[Task goal]
The records that follow are to be transcribed in full, without their images.

[Plotting code records]
>> start

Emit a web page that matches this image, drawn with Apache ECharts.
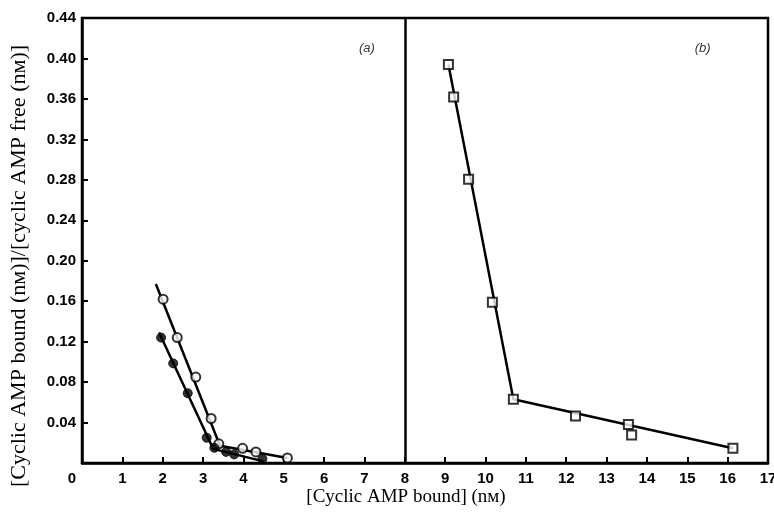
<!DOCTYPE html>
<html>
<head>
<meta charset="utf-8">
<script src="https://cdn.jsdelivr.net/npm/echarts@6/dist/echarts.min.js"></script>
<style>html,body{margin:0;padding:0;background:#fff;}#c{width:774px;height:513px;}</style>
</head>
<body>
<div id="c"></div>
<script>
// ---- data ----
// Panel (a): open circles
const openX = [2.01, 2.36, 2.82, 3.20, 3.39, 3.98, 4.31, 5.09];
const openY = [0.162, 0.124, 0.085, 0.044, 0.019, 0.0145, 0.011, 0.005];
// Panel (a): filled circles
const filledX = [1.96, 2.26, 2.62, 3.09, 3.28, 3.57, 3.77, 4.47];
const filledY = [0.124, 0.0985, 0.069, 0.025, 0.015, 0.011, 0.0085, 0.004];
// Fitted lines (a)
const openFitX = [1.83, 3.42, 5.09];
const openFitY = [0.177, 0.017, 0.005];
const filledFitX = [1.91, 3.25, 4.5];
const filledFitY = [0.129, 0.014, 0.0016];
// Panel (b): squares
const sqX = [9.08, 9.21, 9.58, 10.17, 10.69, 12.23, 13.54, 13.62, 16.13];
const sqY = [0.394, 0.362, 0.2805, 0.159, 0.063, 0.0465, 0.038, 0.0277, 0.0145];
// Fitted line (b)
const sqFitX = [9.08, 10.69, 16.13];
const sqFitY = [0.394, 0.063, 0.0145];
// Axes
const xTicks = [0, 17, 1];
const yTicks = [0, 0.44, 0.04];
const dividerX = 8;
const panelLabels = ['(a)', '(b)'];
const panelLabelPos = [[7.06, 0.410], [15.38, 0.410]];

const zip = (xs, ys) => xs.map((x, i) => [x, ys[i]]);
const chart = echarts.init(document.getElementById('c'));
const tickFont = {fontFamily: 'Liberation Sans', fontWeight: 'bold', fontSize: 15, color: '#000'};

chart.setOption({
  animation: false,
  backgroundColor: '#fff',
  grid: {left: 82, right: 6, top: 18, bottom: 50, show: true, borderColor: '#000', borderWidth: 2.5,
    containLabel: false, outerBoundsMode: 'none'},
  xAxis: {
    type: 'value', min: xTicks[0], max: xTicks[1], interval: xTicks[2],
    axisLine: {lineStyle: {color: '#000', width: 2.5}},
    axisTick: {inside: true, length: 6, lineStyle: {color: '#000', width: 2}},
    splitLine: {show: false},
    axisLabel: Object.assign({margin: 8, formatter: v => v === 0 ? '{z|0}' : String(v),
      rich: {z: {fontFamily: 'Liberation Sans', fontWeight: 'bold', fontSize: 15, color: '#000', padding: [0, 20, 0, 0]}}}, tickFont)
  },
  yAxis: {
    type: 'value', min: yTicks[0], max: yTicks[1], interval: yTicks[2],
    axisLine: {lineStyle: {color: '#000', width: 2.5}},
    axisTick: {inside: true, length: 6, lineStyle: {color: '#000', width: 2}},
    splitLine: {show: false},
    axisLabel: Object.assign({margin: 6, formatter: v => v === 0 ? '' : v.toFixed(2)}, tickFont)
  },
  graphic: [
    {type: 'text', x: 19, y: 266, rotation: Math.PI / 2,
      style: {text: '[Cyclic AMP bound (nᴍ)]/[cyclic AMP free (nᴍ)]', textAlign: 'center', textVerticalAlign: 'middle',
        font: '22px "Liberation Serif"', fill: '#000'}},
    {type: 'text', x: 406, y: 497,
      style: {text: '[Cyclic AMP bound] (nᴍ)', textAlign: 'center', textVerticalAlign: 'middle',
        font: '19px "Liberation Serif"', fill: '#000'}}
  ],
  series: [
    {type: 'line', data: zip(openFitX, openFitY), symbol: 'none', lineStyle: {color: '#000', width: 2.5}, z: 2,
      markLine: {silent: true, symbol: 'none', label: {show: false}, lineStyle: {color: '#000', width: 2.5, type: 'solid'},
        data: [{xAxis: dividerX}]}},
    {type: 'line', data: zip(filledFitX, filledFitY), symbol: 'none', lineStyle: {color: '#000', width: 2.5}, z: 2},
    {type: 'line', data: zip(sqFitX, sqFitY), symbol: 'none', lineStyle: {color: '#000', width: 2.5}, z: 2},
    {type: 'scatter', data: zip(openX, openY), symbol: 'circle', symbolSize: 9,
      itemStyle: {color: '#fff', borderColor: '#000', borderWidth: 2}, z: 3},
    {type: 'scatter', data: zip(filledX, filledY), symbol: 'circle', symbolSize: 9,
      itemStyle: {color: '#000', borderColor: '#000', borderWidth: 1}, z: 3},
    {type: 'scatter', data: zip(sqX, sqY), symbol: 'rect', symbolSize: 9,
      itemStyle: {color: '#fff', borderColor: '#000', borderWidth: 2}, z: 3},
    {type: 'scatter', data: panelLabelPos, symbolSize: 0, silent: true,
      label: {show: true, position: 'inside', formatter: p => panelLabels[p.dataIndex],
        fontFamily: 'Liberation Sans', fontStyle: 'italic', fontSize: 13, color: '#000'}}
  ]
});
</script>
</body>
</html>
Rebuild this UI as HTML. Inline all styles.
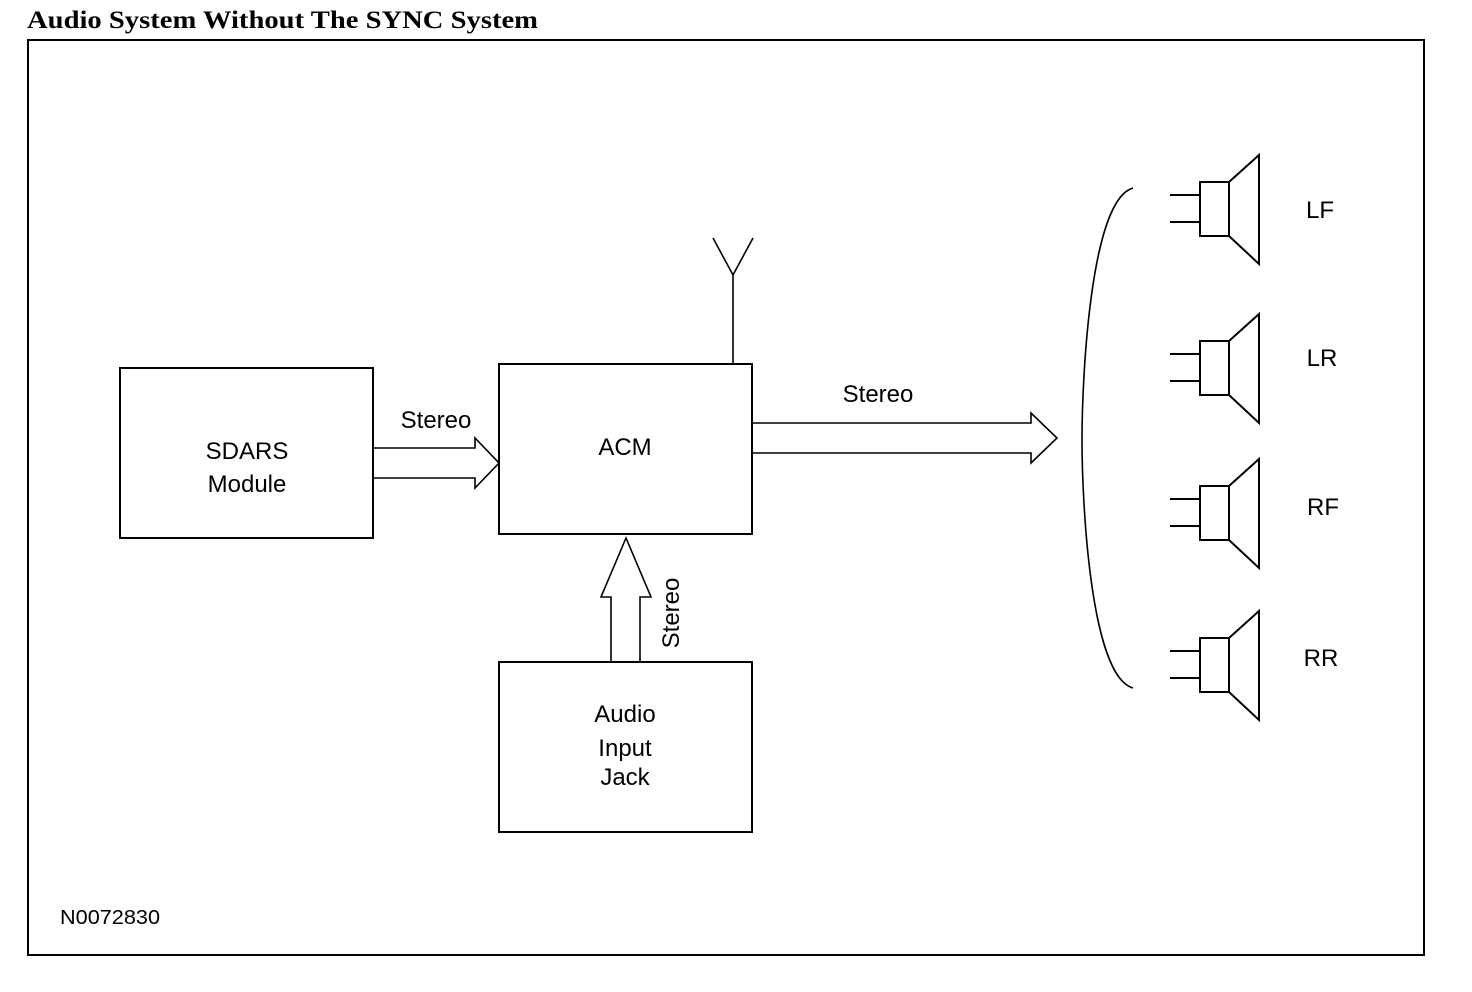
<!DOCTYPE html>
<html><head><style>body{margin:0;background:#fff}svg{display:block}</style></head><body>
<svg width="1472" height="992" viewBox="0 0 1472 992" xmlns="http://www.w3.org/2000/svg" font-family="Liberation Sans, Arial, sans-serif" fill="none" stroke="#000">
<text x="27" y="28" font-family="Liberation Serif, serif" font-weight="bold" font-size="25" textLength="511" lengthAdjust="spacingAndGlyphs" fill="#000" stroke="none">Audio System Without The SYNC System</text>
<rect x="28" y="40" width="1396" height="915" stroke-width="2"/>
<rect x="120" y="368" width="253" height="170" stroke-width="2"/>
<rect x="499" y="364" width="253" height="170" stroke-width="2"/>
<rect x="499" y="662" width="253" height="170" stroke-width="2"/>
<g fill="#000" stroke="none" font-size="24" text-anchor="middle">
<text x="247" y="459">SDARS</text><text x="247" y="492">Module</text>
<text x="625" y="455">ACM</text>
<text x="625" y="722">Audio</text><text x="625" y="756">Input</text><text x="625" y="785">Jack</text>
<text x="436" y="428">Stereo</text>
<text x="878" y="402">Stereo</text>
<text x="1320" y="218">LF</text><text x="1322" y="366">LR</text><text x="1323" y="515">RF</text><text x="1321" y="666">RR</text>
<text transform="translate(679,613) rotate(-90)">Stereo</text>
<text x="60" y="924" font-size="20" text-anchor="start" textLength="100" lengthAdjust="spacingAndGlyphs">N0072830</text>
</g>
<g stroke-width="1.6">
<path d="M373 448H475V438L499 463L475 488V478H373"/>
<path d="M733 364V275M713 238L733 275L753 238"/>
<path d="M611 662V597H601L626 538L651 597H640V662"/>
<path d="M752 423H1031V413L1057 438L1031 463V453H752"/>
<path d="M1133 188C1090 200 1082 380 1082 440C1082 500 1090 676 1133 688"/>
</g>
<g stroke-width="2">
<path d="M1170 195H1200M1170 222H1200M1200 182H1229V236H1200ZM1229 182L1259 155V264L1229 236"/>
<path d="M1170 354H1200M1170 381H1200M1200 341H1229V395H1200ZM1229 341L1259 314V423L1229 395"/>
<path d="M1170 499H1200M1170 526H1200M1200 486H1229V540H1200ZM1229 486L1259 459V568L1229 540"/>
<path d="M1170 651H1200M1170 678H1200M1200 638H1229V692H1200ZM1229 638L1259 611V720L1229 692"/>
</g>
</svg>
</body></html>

>> end

[Finished exercise]
Emit a web page that matches this image, drawn with Apache ECharts.
<!DOCTYPE html>
<html>
<head>
<meta charset="utf-8">
<script src="https://cdn.jsdelivr.net/npm/echarts@6/dist/echarts.min.js"></script>
<style>html,body{margin:0;padding:0;background:#fff;}#c{width:774px;height:513px;}</style>
</head>
<body>
<div id="c"></div>
<script>
// ---- data ----
// Panel (a): open circles
const openX = [2.01, 2.36, 2.82, 3.20, 3.39, 3.98, 4.31, 5.09];
const openY = [0.162, 0.124, 0.085, 0.044, 0.019, 0.0145, 0.011, 0.005];
// Panel (a): filled circles
const filledX = [1.96, 2.26, 2.62, 3.09, 3.28, 3.57, 3.77, 4.47];
const filledY = [0.124, 0.0985, 0.069, 0.025, 0.015, 0.011, 0.0085, 0.004];
// Fitted lines (a)
const openFitX = [1.83, 3.42, 5.09];
const openFitY = [0.177, 0.017, 0.005];
const filledFitX = [1.91, 3.25, 4.5];
const filledFitY = [0.129, 0.014, 0.0016];
// Panel (b): squares
const sqX = [9.08, 9.21, 9.58, 10.17, 10.69, 12.23, 13.54, 13.62, 16.13];
const sqY = [0.394, 0.362, 0.2805, 0.159, 0.063, 0.0465, 0.038, 0.0277, 0.0145];
// Fitted line (b)
const sqFitX = [9.08, 10.69, 16.13];
const sqFitY = [0.394, 0.063, 0.0145];
// Axes
const xTicks = [0, 17, 1];
const yTicks = [0, 0.44, 0.04];
const dividerX = 8;
const panelLabels = ['(a)', '(b)'];
const panelLabelPos = [[7.06, 0.410], [15.38, 0.410]];

const zip = (xs, ys) => xs.map((x, i) => [x, ys[i]]);
const chart = echarts.init(document.getElementById('c'));
const tickFont = {fontFamily: 'Liberation Sans', fontWeight: 'bold', fontSize: 15, color: '#000'};

chart.setOption({
  animation: false,
  backgroundColor: '#fff',
  grid: {left: 82, right: 6, top: 18, bottom: 50, show: true, borderColor: '#000', borderWidth: 2.5,
    containLabel: false, outerBoundsMode: 'none'},
  xAxis: {
    type: 'value', min: xTicks[0], max: xTicks[1], interval: xTicks[2],
    axisLine: {lineStyle: {color: '#000', width: 2.5}},
    axisTick: {inside: true, length: 6, lineStyle: {color: '#000', width: 2}},
    splitLine: {show: false},
    axisLabel: Object.assign({margin: 8, formatter: v => v === 0 ? '{z|0}' : String(v),
      rich: {z: {fontFamily: 'Liberation Sans', fontWeight: 'bold', fontSize: 15, color: '#000', padding: [0, 20, 0, 0]}}}, tickFont)
  },
  yAxis: {
    type: 'value', min: yTicks[0], max: yTicks[1], interval: yTicks[2],
    axisLine: {lineStyle: {color: '#000', width: 2.5}},
    axisTick: {inside: true, length: 6, lineStyle: {color: '#000', width: 2}},
    splitLine: {show: false},
    axisLabel: Object.assign({margin: 6, formatter: v => v === 0 ? '' : v.toFixed(2)}, tickFont)
  },
  graphic: [
    {type: 'text', x: 19, y: 266, rotation: Math.PI / 2,
      style: {text: '[Cyclic AMP bound (nᴍ)]/[cyclic AMP free (nᴍ)]', textAlign: 'center', textVerticalAlign: 'middle',
        font: '22px "Liberation Serif"', fill: '#000'}},
    {type: 'text', x: 406, y: 497,
      style: {text: '[Cyclic AMP bound] (nᴍ)', textAlign: 'center', textVerticalAlign: 'middle',
        font: '19px "Liberation Serif"', fill: '#000'}}
  ],
  series: [
    {type: 'line', data: zip(openFitX, openFitY), symbol: 'none', lineStyle: {color: '#000', width: 2.5}, z: 2,
      markLine: {silent: true, symbol: 'none', label: {show: false}, lineStyle: {color: '#000', width: 2.5, type: 'solid'},
        data: [{xAxis: dividerX}]}},
    {type: 'line', data: zip(filledFitX, filledFitY), symbol: 'none', lineStyle: {color: '#000', width: 2.5}, z: 2},
    {type: 'line', data: zip(sqFitX, sqFitY), symbol: 'none', lineStyle: {color: '#000', width: 2.5}, z: 2},
    {type: 'scatter', data: zip(openX, openY), symbol: 'circle', symbolSize: 9,
      itemStyle: {color: '#fff', borderColor: '#000', borderWidth: 2}, z: 3},
    {type: 'scatter', data: zip(filledX, filledY), symbol: 'circle', symbolSize: 9,
      itemStyle: {color: '#000', borderColor: '#000', borderWidth: 1}, z: 3},
    {type: 'scatter', data: zip(sqX, sqY), symbol: 'rect', symbolSize: 9,
      itemStyle: {color: '#fff', borderColor: '#000', borderWidth: 2}, z: 3},
    {type: 'scatter', data: panelLabelPos, symbolSize: 0, silent: true,
      label: {show: true, position: 'inside', formatter: p => panelLabels[p.dataIndex],
        fontFamily: 'Liberation Sans', fontStyle: 'italic', fontSize: 13, color: '#000'}}
  ]
});
</script>
</body>
</html>
Rebuild this UI as HTML. Inline all styles.
<!DOCTYPE html>
<html><head><style>body{margin:0;background:#fff}svg{display:block}</style></head><body>
<svg width="1472" height="992" viewBox="0 0 1472 992" xmlns="http://www.w3.org/2000/svg" font-family="Liberation Sans, Arial, sans-serif" fill="none" stroke="#000">
<text x="27" y="28" font-family="Liberation Serif, serif" font-weight="bold" font-size="25" textLength="511" lengthAdjust="spacingAndGlyphs" fill="#000" stroke="none">Audio System Without The SYNC System</text>
<rect x="28" y="40" width="1396" height="915" stroke-width="2"/>
<rect x="120" y="368" width="253" height="170" stroke-width="2"/>
<rect x="499" y="364" width="253" height="170" stroke-width="2"/>
<rect x="499" y="662" width="253" height="170" stroke-width="2"/>
<g fill="#000" stroke="none" font-size="24" text-anchor="middle">
<text x="247" y="459">SDARS</text><text x="247" y="492">Module</text>
<text x="625" y="455">ACM</text>
<text x="625" y="722">Audio</text><text x="625" y="756">Input</text><text x="625" y="785">Jack</text>
<text x="436" y="428">Stereo</text>
<text x="878" y="402">Stereo</text>
<text x="1320" y="218">LF</text><text x="1322" y="366">LR</text><text x="1323" y="515">RF</text><text x="1321" y="666">RR</text>
<text transform="translate(679,613) rotate(-90)">Stereo</text>
<text x="60" y="924" font-size="20" text-anchor="start" textLength="100" lengthAdjust="spacingAndGlyphs">N0072830</text>
</g>
<g stroke-width="1.6">
<path d="M373 448H475V438L499 463L475 488V478H373"/>
<path d="M733 364V275M713 238L733 275L753 238"/>
<path d="M611 662V597H601L626 538L651 597H640V662"/>
<path d="M752 423H1031V413L1057 438L1031 463V453H752"/>
<path d="M1133 188C1090 200 1082 380 1082 440C1082 500 1090 676 1133 688"/>
</g>
<g stroke-width="2">
<path d="M1170 195H1200M1170 222H1200M1200 182H1229V236H1200ZM1229 182L1259 155V264L1229 236"/>
<path d="M1170 354H1200M1170 381H1200M1200 341H1229V395H1200ZM1229 341L1259 314V423L1229 395"/>
<path d="M1170 499H1200M1170 526H1200M1200 486H1229V540H1200ZM1229 486L1259 459V568L1229 540"/>
<path d="M1170 651H1200M1170 678H1200M1200 638H1229V692H1200ZM1229 638L1259 611V720L1229 692"/>
</g>
</svg>
</body></html>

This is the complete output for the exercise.